Requirements — Write out the listing, please, but only from its first line through the line containing "import * as", exactly as given and without pictures.

Dataset excerpt —
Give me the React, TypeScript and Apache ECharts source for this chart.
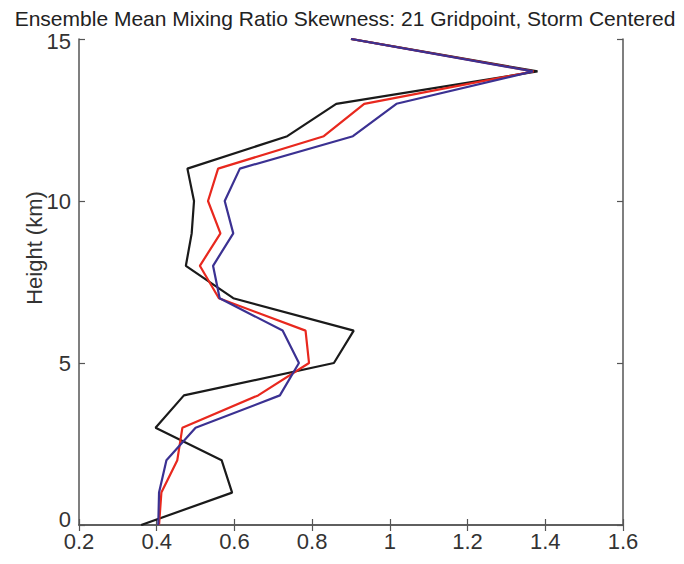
import React, { useEffect, useRef } from "react";
import * as echarts from "echarts";

const heights = [0, 1, 2, 3, 4, 5, 6, 7, 8, 9, 10, 11, 12, 13, 14, 15];
const blackValues = [0.36, 0.594, 0.567, 0.397, 0.47, 0.856, 0.907, 0.597, 0.475, 0.49, 0.496, 0.479, 0.736, 0.862, 1.38, 0.9];
const redValues = [0.406, 0.412, 0.453, 0.466, 0.661, 0.792, 0.783, 0.56, 0.511, 0.564, 0.532, 0.558, 0.83, 0.934, 1.37, 0.9];
const blueValues = [0.404, 0.406, 0.425, 0.5, 0.717, 0.766, 0.724, 0.562, 0.545, 0.597, 0.575, 0.614, 0.905, 1.017, 1.368, 0.9];
const titleText = "Ensemble Mean Mixing Ratio Skewness: 21 Gridpoint, Storm Centered";
const yName = "Height (km)";

const FONT = "'Liberation Sans', Arial, sans-serif";

export default function App() {
  const ref = useRef<HTMLDivElement>(null);
  useEffect(() => {
    if (!ref.current) return;
    const chart = echarts.init(ref.current, undefined, { renderer: "svg" });
    const mk = (vals: number[]) => vals.map((v, i) => [v, heights[i]]);
    const axisLine = { show: true, lineStyle: { color: "#555", width: 1.5 } };
    const tick = { show: true, inside: true, length: 6, lineStyle: { color: "#555", width: 1.2 } };
    chart.setOption({
      animation: false,
      backgroundColor: "#fff",
      title: {
        text: titleText,
        left: 340,
        textAlign: "center",
        top: 3,
        textStyle: { fontFamily: FONT, fontSize: 21, fontWeight: "normal", color: "#222" },
      },
      grid: { left: 79, right: 61, top: 39, bottom: 39 },
      xAxis: [
        {
          type: "value",
          min: 0.2,
          max: 1.6,
          interval: 0.2,
          position: "bottom",
          axisLine,
          axisTick: tick,
          splitLine: { show: false },
          axisLabel: { fontFamily: FONT, fontSize: 22, color: "#333", margin: 5 },
        },
        {
          type: "value",
          min: 0.2,
          max: 1.6,
          interval: 0.2,
          position: "top",
          axisLine,
          axisTick: tick,
          splitLine: { show: false },
          axisLabel: { show: false },
        },
      ],
      yAxis: [
        {
          type: "value",
          min: 0,
          max: 15,
          interval: 5,
          position: "left",
          axisLine,
          axisTick: tick,
          splitLine: { show: false },
          axisLabel: {
            fontFamily: FONT,
            fontSize: 22,
            color: "#333",
            margin: 8,
            formatter: (v: number) => (v === 0 ? "{z|0}" : v === 15 ? "{t|15}" : String(v)),
            rich: {
              z: { fontFamily: FONT, fontSize: 22, color: "#333", padding: [0, 0, 12, 0] },
              t: { fontFamily: FONT, fontSize: 22, color: "#333", padding: [4, 0, 0, 0] },
            },
          },
        },
        {
          type: "value",
          min: 0,
          max: 15,
          interval: 5,
          position: "right",
          axisLine,
          axisTick: tick,
          splitLine: { show: false },
          axisLabel: { show: false },
        },
      ],
      graphic: [
        {
          type: "text",
          x: 34,
          y: 248,
          rotation: Math.PI / 2,
          style: {
            text: yName,
            fontFamily: FONT,
            fontSize: 22,
            fill: "#333",
            align: "center",
            verticalAlign: "middle",
          },
        },
      ],
      series: [
        { type: "line", data: mk(blackValues), showSymbol: false, lineStyle: { color: "#1a1a1a", width: 2.2 } },
        { type: "line", data: mk(redValues), showSymbol: false, lineStyle: { color: "#e8281e", width: 2.2 } },
        { type: "line", data: mk(blueValues), showSymbol: false, lineStyle: { color: "#3b3192", width: 2.2 } },
      ],
    });
    return () => chart.dispose();
  }, []);
  return (
    <div
      ref={ref}
      style={{ position: "fixed", left: 0, top: 0, width: 684, height: 564, background: "#fff" }}
    />
  );
}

Solution to this problem —
Give me the React, TypeScript and Apache ECharts source for this chart.
import React, { useEffect, useRef } from "react";
import * as echarts from "echarts";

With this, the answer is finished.